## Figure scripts
******************************

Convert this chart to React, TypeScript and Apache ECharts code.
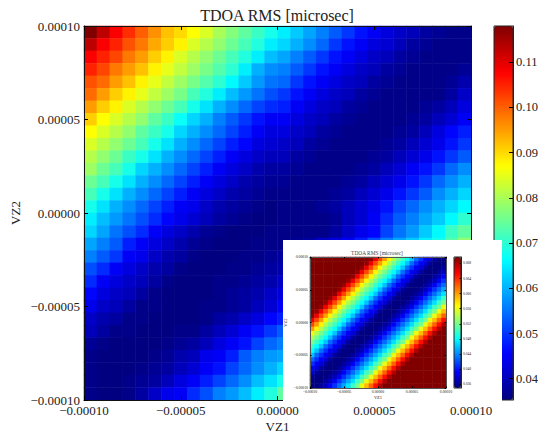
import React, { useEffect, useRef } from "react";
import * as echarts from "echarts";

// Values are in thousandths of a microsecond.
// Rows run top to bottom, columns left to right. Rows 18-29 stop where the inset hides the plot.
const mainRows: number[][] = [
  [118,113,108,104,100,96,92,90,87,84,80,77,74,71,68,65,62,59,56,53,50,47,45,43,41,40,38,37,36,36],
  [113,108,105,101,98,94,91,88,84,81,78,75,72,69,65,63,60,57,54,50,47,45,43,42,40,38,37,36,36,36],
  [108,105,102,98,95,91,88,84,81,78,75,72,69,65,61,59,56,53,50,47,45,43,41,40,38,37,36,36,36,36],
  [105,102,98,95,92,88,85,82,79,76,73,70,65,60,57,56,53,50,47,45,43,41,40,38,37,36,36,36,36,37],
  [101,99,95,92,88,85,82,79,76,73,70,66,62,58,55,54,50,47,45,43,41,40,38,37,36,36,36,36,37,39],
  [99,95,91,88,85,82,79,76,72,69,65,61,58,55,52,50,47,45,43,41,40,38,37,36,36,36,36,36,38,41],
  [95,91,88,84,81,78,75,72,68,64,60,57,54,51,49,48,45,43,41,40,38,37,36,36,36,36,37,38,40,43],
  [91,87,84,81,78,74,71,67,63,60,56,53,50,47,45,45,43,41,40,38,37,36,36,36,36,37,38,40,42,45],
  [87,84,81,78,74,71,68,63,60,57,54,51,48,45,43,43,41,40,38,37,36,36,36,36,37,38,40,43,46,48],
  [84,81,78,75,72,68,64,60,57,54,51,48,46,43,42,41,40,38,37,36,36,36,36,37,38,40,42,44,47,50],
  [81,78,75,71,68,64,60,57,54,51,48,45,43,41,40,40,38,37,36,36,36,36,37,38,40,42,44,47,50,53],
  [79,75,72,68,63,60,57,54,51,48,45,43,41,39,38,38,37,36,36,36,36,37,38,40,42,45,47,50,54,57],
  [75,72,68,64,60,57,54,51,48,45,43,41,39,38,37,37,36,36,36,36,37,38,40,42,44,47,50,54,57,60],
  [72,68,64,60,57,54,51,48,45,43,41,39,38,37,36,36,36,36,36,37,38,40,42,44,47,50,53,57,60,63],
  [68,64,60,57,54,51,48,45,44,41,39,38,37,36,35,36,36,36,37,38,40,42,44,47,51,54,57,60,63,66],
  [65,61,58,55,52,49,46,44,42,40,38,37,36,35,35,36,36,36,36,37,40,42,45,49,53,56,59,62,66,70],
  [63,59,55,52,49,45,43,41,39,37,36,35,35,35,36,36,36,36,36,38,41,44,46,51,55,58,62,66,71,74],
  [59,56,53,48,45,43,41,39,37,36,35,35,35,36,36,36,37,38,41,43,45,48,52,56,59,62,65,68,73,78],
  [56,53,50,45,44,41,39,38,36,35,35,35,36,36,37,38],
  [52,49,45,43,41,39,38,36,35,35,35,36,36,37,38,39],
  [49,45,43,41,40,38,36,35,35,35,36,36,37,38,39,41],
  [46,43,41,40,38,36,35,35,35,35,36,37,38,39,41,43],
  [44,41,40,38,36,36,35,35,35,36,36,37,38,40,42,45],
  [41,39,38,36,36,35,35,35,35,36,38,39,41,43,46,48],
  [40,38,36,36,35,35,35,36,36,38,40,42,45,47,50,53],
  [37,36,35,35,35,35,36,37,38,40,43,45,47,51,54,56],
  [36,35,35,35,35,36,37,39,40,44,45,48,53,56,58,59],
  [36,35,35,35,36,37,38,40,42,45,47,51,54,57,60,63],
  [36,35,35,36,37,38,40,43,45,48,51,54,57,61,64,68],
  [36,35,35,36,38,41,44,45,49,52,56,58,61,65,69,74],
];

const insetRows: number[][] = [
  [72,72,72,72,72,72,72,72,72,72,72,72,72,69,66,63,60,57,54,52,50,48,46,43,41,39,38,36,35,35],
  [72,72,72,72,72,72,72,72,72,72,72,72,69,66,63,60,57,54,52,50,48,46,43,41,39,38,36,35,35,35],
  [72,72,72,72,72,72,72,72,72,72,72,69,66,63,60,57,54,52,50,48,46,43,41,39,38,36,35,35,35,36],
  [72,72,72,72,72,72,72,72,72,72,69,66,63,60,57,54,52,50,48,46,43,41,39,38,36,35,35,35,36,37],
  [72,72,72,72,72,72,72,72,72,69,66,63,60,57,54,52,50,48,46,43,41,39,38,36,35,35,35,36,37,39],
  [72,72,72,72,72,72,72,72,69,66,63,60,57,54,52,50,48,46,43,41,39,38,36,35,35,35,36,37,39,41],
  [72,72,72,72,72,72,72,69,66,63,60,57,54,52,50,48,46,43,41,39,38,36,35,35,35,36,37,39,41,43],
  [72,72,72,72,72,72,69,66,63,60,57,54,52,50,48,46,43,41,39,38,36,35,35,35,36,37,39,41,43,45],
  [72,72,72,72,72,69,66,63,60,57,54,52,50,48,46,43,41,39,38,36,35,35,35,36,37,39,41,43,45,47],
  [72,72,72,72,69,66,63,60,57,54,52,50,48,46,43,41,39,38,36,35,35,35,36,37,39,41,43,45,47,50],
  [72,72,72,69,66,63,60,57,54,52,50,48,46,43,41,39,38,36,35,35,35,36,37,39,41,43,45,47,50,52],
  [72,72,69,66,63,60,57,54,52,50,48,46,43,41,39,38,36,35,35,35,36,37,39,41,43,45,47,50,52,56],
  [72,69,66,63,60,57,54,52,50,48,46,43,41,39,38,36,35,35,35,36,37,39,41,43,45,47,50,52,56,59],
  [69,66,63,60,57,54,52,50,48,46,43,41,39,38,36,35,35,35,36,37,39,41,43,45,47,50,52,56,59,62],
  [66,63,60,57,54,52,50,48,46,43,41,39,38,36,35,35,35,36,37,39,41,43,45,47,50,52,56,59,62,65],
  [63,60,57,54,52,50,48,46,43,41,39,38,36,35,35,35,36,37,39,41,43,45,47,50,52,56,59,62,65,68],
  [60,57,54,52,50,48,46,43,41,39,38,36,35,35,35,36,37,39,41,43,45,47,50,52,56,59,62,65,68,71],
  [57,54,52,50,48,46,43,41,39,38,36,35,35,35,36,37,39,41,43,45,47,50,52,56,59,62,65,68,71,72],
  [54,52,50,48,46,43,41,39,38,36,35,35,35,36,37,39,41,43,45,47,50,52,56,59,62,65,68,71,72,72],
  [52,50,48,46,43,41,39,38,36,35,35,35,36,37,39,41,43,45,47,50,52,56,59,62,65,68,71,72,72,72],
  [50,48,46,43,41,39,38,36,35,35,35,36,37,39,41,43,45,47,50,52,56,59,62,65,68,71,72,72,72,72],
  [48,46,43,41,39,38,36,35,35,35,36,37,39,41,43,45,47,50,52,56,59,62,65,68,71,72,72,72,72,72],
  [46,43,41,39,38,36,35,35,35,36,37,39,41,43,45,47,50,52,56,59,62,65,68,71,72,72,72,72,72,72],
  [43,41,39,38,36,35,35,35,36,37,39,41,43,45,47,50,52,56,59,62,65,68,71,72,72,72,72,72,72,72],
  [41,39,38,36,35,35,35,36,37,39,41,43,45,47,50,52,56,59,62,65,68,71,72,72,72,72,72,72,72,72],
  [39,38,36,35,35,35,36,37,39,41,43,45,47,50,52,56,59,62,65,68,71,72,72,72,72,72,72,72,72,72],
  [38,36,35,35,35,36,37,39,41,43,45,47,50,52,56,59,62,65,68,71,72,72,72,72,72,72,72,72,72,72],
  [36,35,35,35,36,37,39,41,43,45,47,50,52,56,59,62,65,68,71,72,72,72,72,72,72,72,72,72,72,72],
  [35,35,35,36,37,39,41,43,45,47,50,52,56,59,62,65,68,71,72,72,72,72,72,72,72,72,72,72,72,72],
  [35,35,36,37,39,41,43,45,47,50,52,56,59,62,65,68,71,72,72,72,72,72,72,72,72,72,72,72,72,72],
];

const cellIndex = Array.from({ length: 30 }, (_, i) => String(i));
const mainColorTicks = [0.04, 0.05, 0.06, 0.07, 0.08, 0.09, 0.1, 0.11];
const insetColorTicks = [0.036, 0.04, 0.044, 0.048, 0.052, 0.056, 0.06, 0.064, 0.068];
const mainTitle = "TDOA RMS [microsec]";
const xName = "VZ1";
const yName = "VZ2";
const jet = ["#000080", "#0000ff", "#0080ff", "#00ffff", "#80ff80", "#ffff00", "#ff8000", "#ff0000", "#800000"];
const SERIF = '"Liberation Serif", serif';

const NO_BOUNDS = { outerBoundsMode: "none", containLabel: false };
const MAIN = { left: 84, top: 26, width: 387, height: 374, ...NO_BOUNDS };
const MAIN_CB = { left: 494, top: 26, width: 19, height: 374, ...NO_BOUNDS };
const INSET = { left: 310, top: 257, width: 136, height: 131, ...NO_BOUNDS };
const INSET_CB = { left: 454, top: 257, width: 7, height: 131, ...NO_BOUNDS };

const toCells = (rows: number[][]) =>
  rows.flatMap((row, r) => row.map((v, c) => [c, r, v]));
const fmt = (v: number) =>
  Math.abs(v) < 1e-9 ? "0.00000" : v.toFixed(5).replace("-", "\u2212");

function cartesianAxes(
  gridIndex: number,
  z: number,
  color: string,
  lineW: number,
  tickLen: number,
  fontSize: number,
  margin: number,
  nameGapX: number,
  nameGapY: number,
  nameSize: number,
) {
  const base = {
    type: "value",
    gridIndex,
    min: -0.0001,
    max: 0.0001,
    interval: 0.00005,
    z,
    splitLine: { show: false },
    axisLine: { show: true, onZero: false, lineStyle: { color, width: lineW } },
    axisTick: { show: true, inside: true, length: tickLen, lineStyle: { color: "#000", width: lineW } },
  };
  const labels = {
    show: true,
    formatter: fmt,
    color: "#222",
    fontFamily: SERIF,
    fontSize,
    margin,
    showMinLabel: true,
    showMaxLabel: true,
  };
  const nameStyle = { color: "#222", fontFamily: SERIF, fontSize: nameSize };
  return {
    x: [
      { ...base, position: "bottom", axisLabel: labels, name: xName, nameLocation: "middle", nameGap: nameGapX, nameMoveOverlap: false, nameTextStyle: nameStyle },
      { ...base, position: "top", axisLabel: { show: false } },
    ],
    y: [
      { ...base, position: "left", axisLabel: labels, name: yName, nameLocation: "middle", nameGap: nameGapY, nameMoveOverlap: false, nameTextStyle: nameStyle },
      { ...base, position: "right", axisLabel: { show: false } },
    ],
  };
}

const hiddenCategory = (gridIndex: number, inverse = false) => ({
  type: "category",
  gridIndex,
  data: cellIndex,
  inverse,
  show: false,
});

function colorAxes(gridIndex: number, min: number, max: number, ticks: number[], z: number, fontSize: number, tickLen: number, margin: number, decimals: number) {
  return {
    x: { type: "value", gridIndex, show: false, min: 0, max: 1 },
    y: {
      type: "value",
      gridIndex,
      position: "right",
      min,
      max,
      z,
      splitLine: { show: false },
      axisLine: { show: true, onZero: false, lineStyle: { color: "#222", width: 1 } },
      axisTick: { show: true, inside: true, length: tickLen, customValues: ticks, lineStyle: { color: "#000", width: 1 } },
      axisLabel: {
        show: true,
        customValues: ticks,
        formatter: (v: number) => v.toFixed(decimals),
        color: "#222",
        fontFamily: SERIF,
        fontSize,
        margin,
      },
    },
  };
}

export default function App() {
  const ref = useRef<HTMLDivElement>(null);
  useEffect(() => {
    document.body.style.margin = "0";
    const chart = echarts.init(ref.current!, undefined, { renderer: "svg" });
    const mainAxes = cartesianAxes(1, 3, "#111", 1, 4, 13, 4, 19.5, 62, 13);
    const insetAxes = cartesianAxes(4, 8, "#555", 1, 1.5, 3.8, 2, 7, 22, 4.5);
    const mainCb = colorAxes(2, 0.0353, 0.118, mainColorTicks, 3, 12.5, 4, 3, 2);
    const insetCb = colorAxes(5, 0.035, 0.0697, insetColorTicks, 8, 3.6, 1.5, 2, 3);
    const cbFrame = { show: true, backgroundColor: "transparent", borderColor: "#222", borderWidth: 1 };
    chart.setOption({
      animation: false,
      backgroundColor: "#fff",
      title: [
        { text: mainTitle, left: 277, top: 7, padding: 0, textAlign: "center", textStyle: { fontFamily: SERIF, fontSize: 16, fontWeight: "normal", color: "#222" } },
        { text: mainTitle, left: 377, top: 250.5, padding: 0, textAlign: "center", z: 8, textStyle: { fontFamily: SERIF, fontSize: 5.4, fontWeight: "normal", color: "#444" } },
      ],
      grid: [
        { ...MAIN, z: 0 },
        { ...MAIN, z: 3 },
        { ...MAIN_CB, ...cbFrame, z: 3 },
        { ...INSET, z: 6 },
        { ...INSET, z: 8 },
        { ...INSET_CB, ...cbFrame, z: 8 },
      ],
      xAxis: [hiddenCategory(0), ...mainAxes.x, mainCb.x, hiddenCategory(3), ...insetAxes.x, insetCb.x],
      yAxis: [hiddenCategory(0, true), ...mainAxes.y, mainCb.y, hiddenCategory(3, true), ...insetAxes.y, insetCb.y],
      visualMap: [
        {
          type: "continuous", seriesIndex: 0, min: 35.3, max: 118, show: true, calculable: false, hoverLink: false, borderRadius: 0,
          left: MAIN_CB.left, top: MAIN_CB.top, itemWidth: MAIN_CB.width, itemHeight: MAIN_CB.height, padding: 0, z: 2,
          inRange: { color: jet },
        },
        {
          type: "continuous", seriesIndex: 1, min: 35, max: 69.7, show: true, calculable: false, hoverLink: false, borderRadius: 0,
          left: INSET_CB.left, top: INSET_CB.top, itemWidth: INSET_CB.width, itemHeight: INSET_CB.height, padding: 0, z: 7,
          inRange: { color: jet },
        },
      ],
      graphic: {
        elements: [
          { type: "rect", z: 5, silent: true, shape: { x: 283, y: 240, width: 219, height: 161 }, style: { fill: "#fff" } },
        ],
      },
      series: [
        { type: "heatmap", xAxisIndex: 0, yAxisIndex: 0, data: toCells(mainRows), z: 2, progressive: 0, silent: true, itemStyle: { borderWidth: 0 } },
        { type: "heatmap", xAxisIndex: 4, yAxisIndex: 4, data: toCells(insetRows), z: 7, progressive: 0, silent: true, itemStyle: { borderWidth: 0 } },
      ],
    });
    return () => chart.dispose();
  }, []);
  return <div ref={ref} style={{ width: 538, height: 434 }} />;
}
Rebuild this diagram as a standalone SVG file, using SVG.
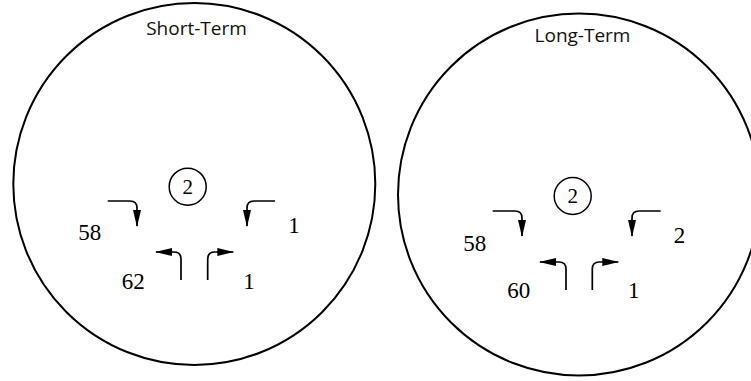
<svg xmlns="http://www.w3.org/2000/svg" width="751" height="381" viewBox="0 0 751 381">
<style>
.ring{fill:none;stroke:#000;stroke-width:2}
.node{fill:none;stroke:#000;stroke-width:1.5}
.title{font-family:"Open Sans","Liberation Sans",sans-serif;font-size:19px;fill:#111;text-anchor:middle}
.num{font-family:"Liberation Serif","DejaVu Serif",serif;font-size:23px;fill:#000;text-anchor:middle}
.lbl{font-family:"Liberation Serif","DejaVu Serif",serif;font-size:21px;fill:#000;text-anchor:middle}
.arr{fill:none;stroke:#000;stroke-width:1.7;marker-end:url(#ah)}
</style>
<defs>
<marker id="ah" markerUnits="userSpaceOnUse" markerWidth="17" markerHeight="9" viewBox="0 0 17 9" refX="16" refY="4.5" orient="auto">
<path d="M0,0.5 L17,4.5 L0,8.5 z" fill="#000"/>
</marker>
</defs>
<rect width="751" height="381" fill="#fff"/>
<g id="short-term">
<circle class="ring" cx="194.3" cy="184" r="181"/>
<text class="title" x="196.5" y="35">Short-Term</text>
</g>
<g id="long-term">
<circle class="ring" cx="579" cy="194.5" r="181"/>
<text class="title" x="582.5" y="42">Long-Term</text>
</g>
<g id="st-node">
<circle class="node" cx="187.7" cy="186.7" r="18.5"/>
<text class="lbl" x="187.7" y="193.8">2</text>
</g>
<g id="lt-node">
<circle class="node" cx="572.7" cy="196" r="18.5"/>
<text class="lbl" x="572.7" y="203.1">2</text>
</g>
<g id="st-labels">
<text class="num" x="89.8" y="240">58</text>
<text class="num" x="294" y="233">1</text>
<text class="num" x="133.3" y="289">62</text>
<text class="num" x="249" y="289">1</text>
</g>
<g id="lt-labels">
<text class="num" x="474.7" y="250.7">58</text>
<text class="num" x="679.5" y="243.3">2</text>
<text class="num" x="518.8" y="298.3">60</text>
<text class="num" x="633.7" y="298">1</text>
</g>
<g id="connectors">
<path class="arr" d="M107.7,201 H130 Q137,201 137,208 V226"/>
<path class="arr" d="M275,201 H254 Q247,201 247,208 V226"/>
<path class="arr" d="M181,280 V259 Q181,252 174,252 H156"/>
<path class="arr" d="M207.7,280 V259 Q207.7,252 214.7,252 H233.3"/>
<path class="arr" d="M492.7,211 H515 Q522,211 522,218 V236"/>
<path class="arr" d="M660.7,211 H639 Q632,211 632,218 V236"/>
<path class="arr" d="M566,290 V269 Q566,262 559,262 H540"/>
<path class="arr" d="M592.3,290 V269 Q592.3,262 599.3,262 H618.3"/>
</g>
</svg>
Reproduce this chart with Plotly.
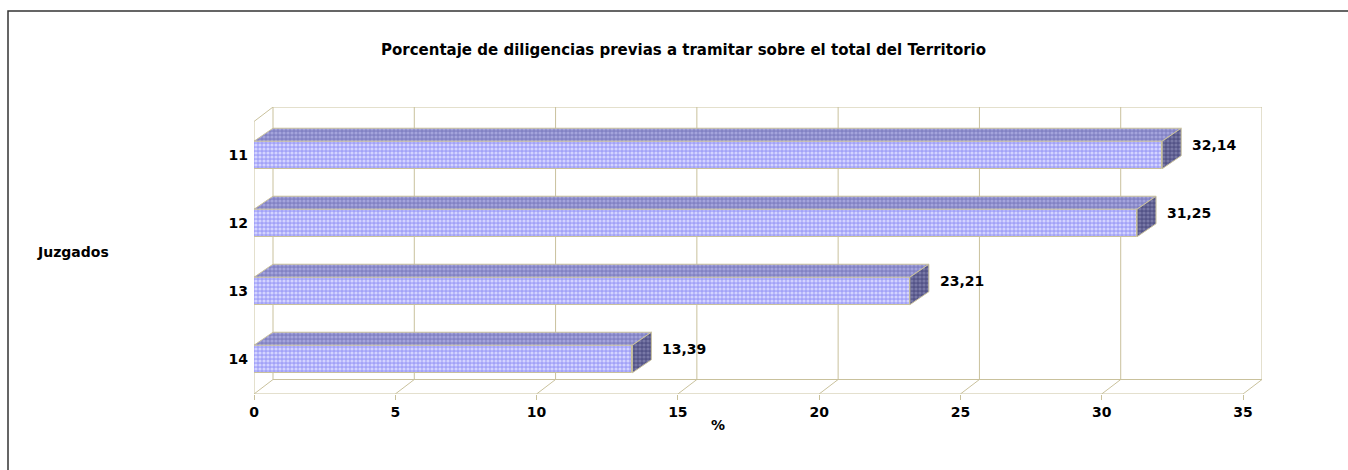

******************************

## Objective
Pictures are excluded; extract exactly the lines from the start of the data through the line that holds "import * as", both ends included.

## Task response
Convert this chart to React, TypeScript and Apache ECharts code.
import React, { useEffect, useRef } from "react";
import * as echarts from "echarts";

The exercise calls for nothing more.